Lettre sur les aveuglesDiderot, 1749
La Lettre sur les aveugles à l'usage de ceux qui voient remet en cause les « évidences » de ceux qui voient et la preuve de l’existence de Dieu par la beauté de la Création. L’aveugle devient l’image d’un penseur réduit au tâtonnement de l’expérience et aux hypothèses.
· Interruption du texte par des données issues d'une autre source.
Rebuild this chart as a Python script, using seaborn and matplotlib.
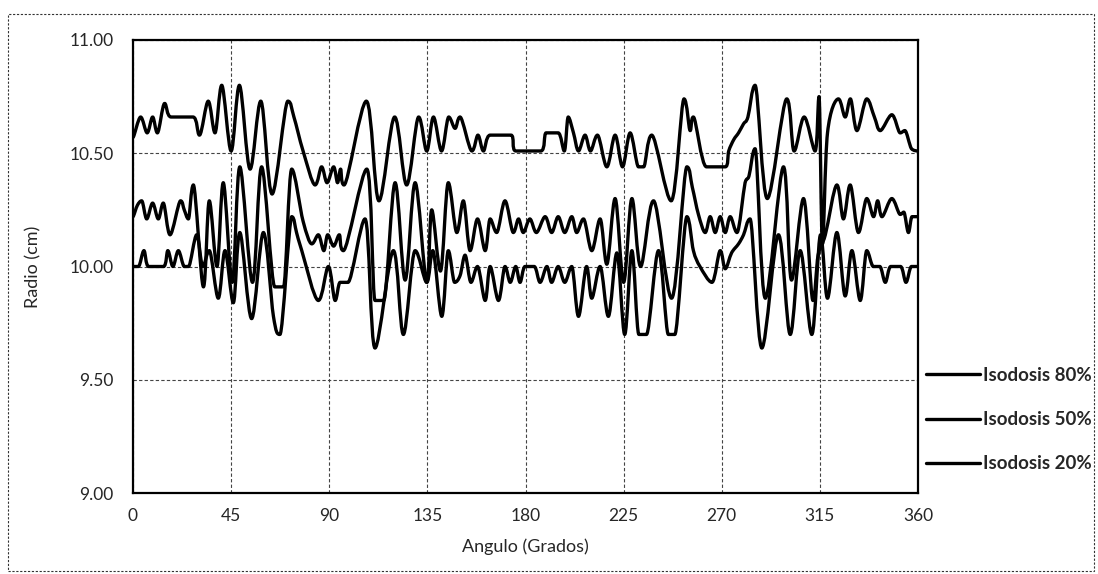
import matplotlib
matplotlib.use("Agg")
import matplotlib.pyplot as plt
from matplotlib.patches import Rectangle, PathPatch
from matplotlib.path import Path
import numpy as np
import seaborn as sns
import pandas as pd

# Radio de cada isodosis (cm) en función del ángulo (grados)
ang80 = [0, 3.5, 6.5, 9, 11.2, 14.5, 17.5, 27.5, 30.5, 34.5, 37.6, 40.7, 45, 48.8,
         53.7, 58.6, 63.8, 71, 73.8, 78, 83.5, 86.5, 89, 92, 93.8, 95.2, 96.8, 107,
         112.8, 120, 125.5, 131, 134.7, 137.8, 141.5, 144.8, 147.7, 150, 155.4, 158.2,
         160.7, 163.8, 173.3, 175.6, 187, 189.5, 195, 197.8, 199.6, 202, 204.3, 207.3,
         209.8, 213, 217.3, 221.1, 224.5, 228, 231.8, 234.2, 237.9, 246.8, 252.7, 255.5,
         257, 263, 271.6, 273.2, 275.5, 277.7, 280, 282, 285.3, 290.9, 299.8, 303.2,
         307.8, 312.8, 314.6, 316.2, 318.5, 323.5, 326.6, 329, 332, 336.5, 340, 342.7,
         348, 351.8, 354, 357, 360]
r80 = [10.57, 10.66, 10.59, 10.66, 10.59, 10.72, 10.66, 10.66, 10.58, 10.73, 10.59, 10.80,
       10.51, 10.80, 10.43, 10.73, 10.32, 10.73, 10.66, 10.51, 10.36, 10.44, 10.37, 10.44,
       10.37, 10.43, 10.36, 10.73, 10.29, 10.66, 10.36, 10.66, 10.51, 10.66, 10.51, 10.66,
       10.61, 10.66, 10.51, 10.58, 10.51, 10.58, 10.58, 10.51, 10.51, 10.59, 10.59, 10.51,
       10.66, 10.59, 10.51, 10.58, 10.51, 10.58, 10.44, 10.58, 10.44, 10.59, 10.44, 10.44,
       10.58, 10.29, 10.74, 10.60, 10.66, 10.44, 10.44, 10.51, 10.56, 10.59, 10.63, 10.66,
       10.80, 10.30, 10.74, 10.51, 10.66, 10.51, 10.75, 10.10, 10.59, 10.74, 10.66, 10.74,
       10.60, 10.74, 10.66, 10.60, 10.67, 10.59, 10.60, 10.52, 10.51]

ang50 = [0, 2, 4, 6.3, 9, 11.6, 13.9, 17, 21.8, 23.5, 25.4, 27.7, 32.3, 35, 38.5, 41.4,
         45.5, 49, 54.8, 59, 65, 69, 72.8, 78, 82, 85, 87.5, 89.3, 92, 94.6, 96.5, 107.2,
         111, 115, 120.2, 124.8, 129.4, 134.7, 137, 141, 144.6, 148.5, 151.5, 154.6, 158,
         161.5, 163.8, 166.8, 170.6, 174.4, 176.8, 179, 182, 185, 189, 192, 195, 198,
         201.2, 203.5, 206.6, 210.4, 214.2, 217.3, 221.1, 225, 228.8, 232.8, 238.7, 247,
         254, 256.5, 259.3, 262.4, 264.7, 267, 269.3, 271.6, 273.9, 277, 280.7, 282.5,
         285.3, 290, 298.3, 302, 307.5, 311.8, 314.2, 317.5, 322.8, 325.8, 328.9, 332.7,
         336.5, 339.6, 341.5, 343.5, 348, 351.8, 353.5, 355.6, 357.3, 360]
r50 = [10.22, 10.27, 10.29, 10.21, 10.28, 10.21, 10.28, 10.14, 10.29, 10.25, 10.21, 10.36,
       9.91, 10.29, 10.00, 10.37, 9.93, 10.44, 9.93, 10.44, 9.91, 9.91, 10.43, 10.20,
       10.10, 10.14, 10.07, 10.14, 10.09, 10.14, 10.07, 10.43, 9.85, 9.85, 10.37, 9.94,
       10.37, 9.93, 10.25, 9.98, 10.37, 10.15, 10.29, 10.07, 10.21, 10.07, 10.21, 10.15,
       10.29, 10.15, 10.21, 10.15, 10.21, 10.15, 10.22, 10.15, 10.22, 10.15, 10.22, 10.15,
       10.21, 10.07, 10.21, 10.01, 10.30, 9.93, 10.30, 10.00, 10.29, 9.86, 10.44, 10.35,
       10.23, 10.15, 10.22, 10.15, 10.22, 10.15, 10.22, 10.15, 10.37, 10.40, 10.52, 9.86,
       10.44, 9.94, 10.30, 9.85, 10.05, 10.14, 10.36, 10.21, 10.36, 10.15, 10.30, 10.22,
       10.29, 10.22, 10.30, 10.23, 10.24, 10.15, 10.22, 10.22]

ang20 = [0, 2.5, 5, 7.2, 14, 16, 18.3, 20.8, 23.5, 25.5, 29.2, 32, 35, 39.1, 42.2, 46,
         49, 54.4, 59.8, 64.4, 67.4, 72.8, 75, 77.4, 85, 89.6, 92.7, 95, 98.6, 106.4, 111,
         119.4, 124, 129.4, 134.7, 137.5, 141.6, 144.6, 147.5, 150, 152.3, 155, 158, 161.5,
         163.8, 167.6, 170.6, 173, 175.5, 177.5, 179.8, 184, 186.7, 189.8, 192, 195, 198,
         201.2, 204.3, 208, 210.4, 214.2, 218, 221.9, 225.5, 228.8, 232, 235.5, 241, 245.5,
         248.5, 254, 257, 260, 265.5, 269.3, 271.6, 274.5, 277.7, 280, 283, 288.4, 296,
         301.4, 306, 311.3, 315.3, 318.5, 322.8, 326.6, 329.7, 333.5, 336.5, 339.5, 342.5,
         345, 347.5, 352, 354.5, 357, 360]
r20 = [10.00, 10.00, 10.07, 10.00, 10.00, 10.07, 10.00, 10.07, 10.00, 10.00, 10.14, 10.00,
       10.07, 9.86, 10.07, 9.84, 10.15, 9.77, 10.15, 9.78, 9.70, 10.22, 10.15, 10.07, 9.85,
       10.00, 9.85, 9.93, 9.93, 10.21, 9.64, 10.07, 9.70, 10.07, 9.93, 10.07, 9.78, 10.07,
       9.93, 9.96, 10.05, 9.93, 10.00, 9.85, 10.00, 9.85, 10.00, 9.93, 10.00, 9.93, 10.00,
       10.00, 9.93, 10.00, 9.93, 10.00, 9.93, 10.00, 9.78, 10.00, 9.86, 10.00, 9.78, 10.06,
       9.70, 10.07, 9.70, 9.70, 10.07, 9.70, 9.70, 10.22, 10.07, 10.00, 9.93, 10.07, 9.99,
       10.06, 10.10, 10.14, 10.21, 9.64, 10.14, 9.70, 10.07, 9.70, 10.14, 9.86, 10.15, 9.87,
       10.07, 9.85, 10.07, 10.00, 10.00, 9.93, 10.00, 10.00, 9.93, 10.00, 10.00]

series_names = ["Isodosis 80%", "Isodosis 50%", "Isodosis 20%"]
x_ticks = [0, 45, 90, 135, 180, 225, 270, 315, 360]
y_ticks = [9.00, 9.50, 10.00, 10.50, 11.00]

df = pd.concat([
    pd.DataFrame({"Angulo": ang80, "Radio": r80, "Serie": series_names[0]}),
    pd.DataFrame({"Angulo": ang50, "Radio": r50, "Serie": series_names[1]}),
    pd.DataFrame({"Angulo": ang20, "Radio": r20, "Serie": series_names[2]}),
], ignore_index=True)

sns.set_style("white")
plt.rcParams["font.family"] = ["Lato", "DejaVu Sans"]

LW = 2.4
fig = plt.figure(figsize=(10.98, 5.74), dpi=100)
ax = fig.add_axes([133 / 1098, 1 - 493 / 574, (918 - 133) / 1098, (493 - 40) / 574])

sns.lineplot(data=df, x="Angulo", y="Radio", hue="Serie", hue_order=series_names,
             palette=["black"] * 3, estimator=None, linewidth=LW, ax=ax)

ax.set_xlim(0, 360)
ax.set_ylim(9.0, 11.0)
ax.set_xticks(x_ticks)
ax.set_xticklabels([str(t) for t in x_ticks], fontsize=12.5)
ax.set_yticks(y_ticks)
ax.set_yticklabels([f"{t:.2f}" for t in y_ticks], fontsize=12.5)
ax.tick_params(axis="both", length=0)
ax.tick_params(axis="y", pad=14)
ax.tick_params(axis="x", pad=11)

ax.grid(True, color="#444444", linestyle=(0, (3, 2)), linewidth=0.8)
ax.set_axisbelow(True)
for s in ax.spines.values():
    s.set_visible(True)
    s.set_color("black")
    s.set_linewidth(1.6)

ax.set_xlabel("Angulo (Grados)", fontsize=13, labelpad=10)
ax.set_ylabel("Radio (cm)", fontsize=13, labelpad=20)

leg = ax.legend(loc="upper left", bbox_to_anchor=(926 / 1098, 1 - 367 / 574),
                bbox_transform=fig.transFigure, frameon=False, borderpad=0,
                borderaxespad=0, handlelength=2.9, handletextpad=0.15,
                labelspacing=1.45, prop={"weight": "bold", "size": 13.5})
for line in leg.get_lines():
    line.set_linewidth(LW)


def smooth_path(x, y):
    """Curva Bézier suavizada que pasa por los puntos sin rebasar los extremos."""
    p = np.column_stack([x, y])
    n = len(p)
    tang = np.zeros_like(p)
    for i in range(n):
        a = p[i - 1] if i > 0 else p[i]
        b = p[i + 1] if i + 1 < n else p[i]
        tang[i] = (b - a) / 6.0
        dy0 = p[i, 1] - a[1]
        dy1 = b[1] - p[i, 1]
        if dy0 * dy1 <= 0:  # máximo, mínimo o tramo plano: tangente horizontal
            tang[i, 1] = 0.0
    verts = [p[0]]
    codes = [Path.MOVETO]
    for i in range(n - 1):
        p1, p2 = p[i], p[i + 1]
        c1 = p1 + tang[i]
        c2 = p2 - tang[i + 1]
        lo_x, hi_x = p1[0], p2[0]
        lo_y, hi_y = min(p1[1], p2[1]), max(p1[1], p2[1])
        for c in (c1, c2):
            c[0] = min(max(c[0], lo_x), hi_x)
            c[1] = min(max(c[1], lo_y), hi_y)
        verts += [c1, c2, p2]
        codes += [Path.CURVE4] * 3
    return Path(np.array(verts), codes)


# Cada polilínea se dibuja como línea suavizada
for line in list(ax.get_lines()):
    xd, yd = line.get_xdata(), line.get_ydata()
    if len(xd) < 3:
        continue
    patch = PathPatch(smooth_path(np.asarray(xd, float), np.asarray(yd, float)),
                      facecolor="none", edgecolor=line.get_color(), linewidth=LW,
                      joinstyle="round", capstyle="round", zorder=line.get_zorder())
    ax.add_patch(patch)
    line.set_visible(False)

# Marco punteado exterior del gráfico
fig.add_artist(Rectangle((8 / 1098, 1 - 571 / 574), (1094 - 8) / 1098, (571 - 14) / 574,
                         transform=fig.transFigure, fill=False, edgecolor="#333333",
                         linewidth=0.8, linestyle=(0, (2, 1.5))))

fig.savefig("out.png", dpi=100)
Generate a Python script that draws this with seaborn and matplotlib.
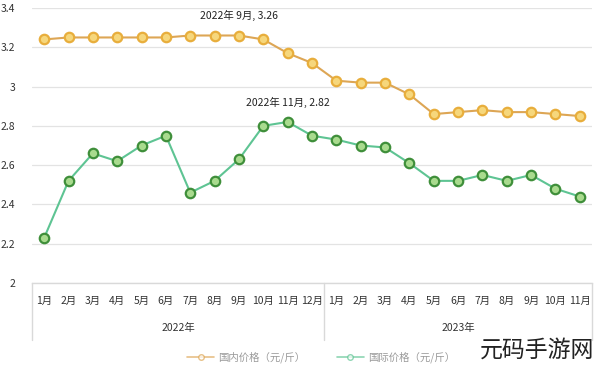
import matplotlib
matplotlib.use("Agg")
import matplotlib.pyplot as plt
import matplotlib.transforms as mtransforms
from matplotlib.lines import Line2D
import seaborn as sns
import pandas as pd

months = ["1月", "2月", "3月", "4月", "5月", "6月", "7月", "8月", "9月", "10月", "11月", "12月",
          "1月", "2月", "3月", "4月", "5月", "6月", "7月", "8月", "9月", "10月", "11月"]
years = ["2022年", "2023年"]
domestic = [3.24, 3.25, 3.25, 3.25, 3.25, 3.25, 3.26, 3.26, 3.26, 3.24, 3.17, 3.12,
            3.03, 3.02, 3.02, 2.96, 2.86, 2.87, 2.88, 2.87, 2.87, 2.86, 2.85]
international = [2.23, 2.52, 2.66, 2.62, 2.70, 2.75, 2.46, 2.52, 2.63, 2.80, 2.82, 2.75,
                 2.73, 2.70, 2.69, 2.61, 2.52, 2.52, 2.55, 2.52, 2.55, 2.48, 2.44]
series_names = ["国内价格（元/斤）", "国际价格（元/斤）"]
yticks = [2, 2.2, 2.4, 2.6, 2.8, 3, 3.2, 3.4]
ytick_labels = ["2", "2.2", "2.4", "2.6", "2.8", "3", "3.2", "3.4"]
annotations = [(8, 3.26, "2022年 9月, 3.26"), (10, 2.82, "2022年 11月, 2.82")]

sns.set_theme(style="white")
plt.rcParams['font.family'] = ['Noto Sans CJK SC', 'DejaVu Sans']

df = pd.DataFrame({
    "idx": list(range(len(months))) * 2,
    "value": domestic + international,
    "series": [series_names[0]] * len(months) + [series_names[1]] * len(months),
})

fig = plt.figure(figsize=(6.0, 3.69), dpi=100)
ax = fig.add_axes([32 / 600, 1 - 283 / 369, 560 / 600, 275 / 369])

line_colors = {series_names[0]: "#DDA655", series_names[1]: "#5EC493"}
face_colors = {series_names[0]: "#F6D77C", series_names[1]: "#A9DB8E"}
edge_colors = {series_names[0]: "#E8AE3C", series_names[1]: "#3F8F3A"}

for name in series_names:
    sub = df[df["series"] == name]
    sns.lineplot(data=sub, x="idx", y="value", ax=ax, color=line_colors[name],
                 linewidth=1.5, marker="o", markersize=6.8,
                 markerfacecolor=face_colors[name], markeredgecolor=edge_colors[name],
                 markeredgewidth=1.6, legend=False, zorder=3)

ax.set_xlim(-0.5, len(months) - 0.5)
ax.set_ylim(2, 3.4)
ax.set_yticks(yticks)
ax.set_yticklabels(ytick_labels, fontsize=7.5, color="#333333")
ax.tick_params(axis="y", length=0, pad=12)
ax.set_xticks(range(len(months)))
ax.set_xticklabels(months, fontsize=7.5, color="#333333", fontweight="medium")
ax.tick_params(axis="x", length=0, pad=9)
ax.set_xlabel("")
ax.set_ylabel("")
ax.grid(axis="y", color="#E3E3E3", linewidth=0.9)
for s in ["top", "right", "left"]:
    ax.spines[s].set_visible(False)
ax.spines["bottom"].set_color("#D9D9D9")
ax.spines["bottom"].set_linewidth(1.0)

# category group separators
trans = mtransforms.blended_transform_factory(ax.transData, ax.transAxes)
for xs in [-0.5, 11.5, len(months) - 0.5]:
    ax.plot([xs, xs], [0, -57 / 275], transform=trans, color="#D9D9D9",
            linewidth=1.0, clip_on=False)
ax.text(5.5, -45 / 275, years[0], transform=trans, ha="center", va="center",
        fontsize=7.5, color="#333333")
ax.text(17, -45 / 275, years[1], transform=trans, ha="center", va="center",
        fontsize=7.5, color="#333333")

for xi, yi, label in annotations:
    ax.annotate(label, (xi, yi), xytext=(xi, yi + 0.1), ha="center", va="center",
                fontsize=7.5, color="#222222")

# legend
handles = [Line2D([0], [0], color=line_colors[n], linewidth=1.2, marker="o", markersize=4,
                  markerfacecolor="white", markeredgecolor=line_colors[n], alpha=0.7)
           for n in series_names]
leg = fig.legend(handles, series_names, loc="center", bbox_to_anchor=(0.535, 1 - 357 / 369),
                 ncol=2, frameon=False, fontsize=7.5, handlelength=2.6, columnspacing=3.0,
                 handletextpad=0.4)
for t in leg.get_texts():
    t.set_color("#9A9A9A")

fig.text(480 / 600, 1 - 350 / 369, "元码手游网", ha="left", va="center", fontsize=16.5,
         color="#222222", fontweight="light")

fig.savefig("out.png", dpi=100, facecolor="white")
Partant de l'observation et de l'expérimentation, Diderot s'élance dans des spéculations philosophiques audacieuses. Il s’interroge sur la psychologie des aveugles et sur leur perception du monde. Examinant le cas du mathématicien Saunderson, aveugle-né, il rapporte le dialogue (fictif) de Saunderson sur son lit de mort avec le pasteur Holmes : « Si vous voulez que je croie en Dieu, il faut que vous me le fassiez toucher. » Diderot formule des intuitions : émergence d'un sixième sens, sensibilité et énergie de la matière, idées transformistes et notion d'évolution où le hasard joue un rôle, calcul des probabilités, etc. Tout cela mène d'un scepticisme proche de l'athéisme à un matérialisme qui se révèle au fil de la lecture. Les audaces de ce texte envoient Diderot quelques mois en prison. Libéré grâce à l’intervention des libraires, il s’engage à ne plus publier d’œuvres subversives qui, désormais, resteront dans ses cartons.